Closed bje- closed 10 months ago

bje- commented 2 years ago

Describe the bug

Running bandit on a single source file in the current directory does not seem to work. It produces a warning:

WARNING Unable to find qualified name for module

I am not sure what the warning is trying to achieve?

Reproduction steps

1. $ touch dummy.py
2. $ bandit dummy.py  # produces the warning
3. $ bandit ./dummy.py  # does not produce the warning

Expected behavior

No warning should be produced.

Bandit version

1.7.4 (Default)

Python version

3.8

Additional context

No response

mportesdev commented 2 years ago

It's just a warning which doesn't mean that the file is not processed. If you add some content to dummy.py (e.g. exec('pass')) you will see that bandit dummy.py and bandit ./dummy.py will yield the same test results.

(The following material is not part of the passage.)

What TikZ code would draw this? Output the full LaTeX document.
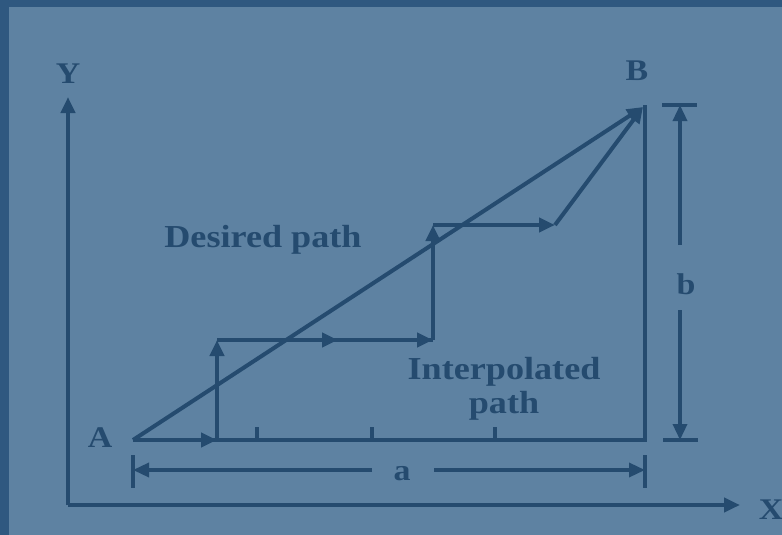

bje- commented 2 years ago

That warning is produced in both cases.

$ cat dummy.py 
exec('pass')
$ bandit dummy.py | grep WARN
[node_visitor]  WARNING Unable to find qualified name for module: dummy.py
mportesdev commented 2 years ago

Yes, but despite the warning, bandit will do the job, i.e. scan the file and report the issue. The warning is emitted in cases where the python file is not a submodule of a package.

bje- commented 2 years ago

OK. I have some driver scripts that sit at the top-level of my source tree and every bandit run produces this warning. Could it be suppressed with -q?

mportesdev commented 2 years ago

I guess it would make sense to increase the logging level to ERROR in quiet mode -- would be consistent with the CLI help message only show output in the case of an error (source) and the manager docstring :param quiet: Whether to only show output in the case of an error (source).